Мальчики Давенпорта — обычно фантазёры и чудотворцы. Вот, скажем, триумфальное прибытие Николая (точнее, Миккеля) в новелле «Гуннар и Николай»:
«У румпеля, как вскоре выяснилось, сидел парнишка — симпатичный и подтянутый. Он срезал курс напрямую к берегу, прямо в песок между скал, о который, к изумлению сотни вытаращившихся на него курортников, и чиркнул нос яхты.

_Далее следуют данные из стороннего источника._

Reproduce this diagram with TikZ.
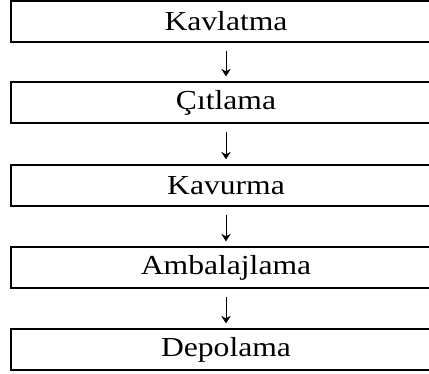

Искусно и с небрежной лёгкостью спустив паруса, он свернул их треугольниками, всё меньше и меньше, покуда не оказались с носовой платок. Затем, щёлкая тут и хлопая там, будто закрывая секции складного метра, насвистывая попутно мелодию Луиджи Боккерини, он сложил лодку — мачту, оснастку, каркас, киль, руль и всё прочее — в горсть реек и шнуров. Ещё раз перегнул пополам, ещё раз, заткнул салфетками парусов и сунул всё в карман своей штормовки на молнии. <…> Не глядя на ошеломлённых загорающих, один из которых уже как бы бился в припадке, и, не реагируя на прыжки и вопли мальчишек, требовавших повторения, он зашагал по берегу со всем апломбом своих двенадцати лет, пересёк дорогу и углубился в тёмную прохладу леса Троллей».
У Аллена из новеллы «Барсук» фантазии менее мужественны, зато они у него намного утончённее, а его музыкальные пристрастия гораздо более серьёзны. Он уверен в существовании
«непрерывной плёнки сущностей, толщиной в один фотон». «Всё предвидимое располагается в континууме этой плёнки. Поэтому все соответствия, взаимоотношения одной информации с другой — в первую очередь различия. Цвета, формы, текстуры. То, что видишь, тем владеешь. Принимаешь это в себя. Всё — сущность».
Эти рассуждения изрядно истощили терпение папы Аллена, редактора очень серьёзного журнала. Зато пёс по кличке Барсук — весь внимание. Их диалоги с Алленом посвящены самым интимным переживаниям подростка.
«— Ты влюблён в Харальда? <…>
— Кажется, — ответил Аллен.
— Это хорошо или плохо?
— Я бы сказал, хорошо. Очень хорошо».
Впрочем, Аллен использует своего пса не только для бесед, но и для более предосудительных занятий. Так, вроде бы по собственному почину Барсук обнюхал влюблённую парочку, чьи «рты паслись на губах друг друга медленными кругами, а джинсы запутались на лодыжках», а затем доложил о характере запахов Аллену:
«— У него водоросли со сливками, — сообщил, он, смеясь. — У неё тунец под майонезом».
У Барсука есть функция и поважнее — он служит как бы пробным камнем в отношениях близких друзей с Алленом.
«— Кто такой Барсук? — спросил Олаф.
— Пёс Аллена. Он уже здесь, друг Аллен?
— Пока нет.
— Как, — спросил Олаф, — может пёс сюда добраться, если Аллен его с собой не взял?
— Полегче, — ответил Харальд. — Я с Алленом ездил в долгие велосипедные походы, и Барсук был с нами, но я его толком не разглядел, ведь я не такой любитель приведений, как Аллен».
В конце концов, и Олаф стал воспринимать Барсука всерьёз, не подвергая сомнению рассказ Аллена:
«…в тот день, когда я, наконец, взял Барсука с собой в город, он с ума сошёл от счастья, всех осматривал, всё. <…> И стоило мне установить пюпитр и заиграть сонату Телеманна, как он тоже заиграл на виолончели, отбивая такт хвостом под музыку, которую никто из нас никогда не услышит.
— А мы разве её не слышим? — спросил Харальд.
— Если бы, Харальд, — произнёс Олаф, — ты этого не сказал, я бы разочаровался в тебе на всю оставшуюся жизнь».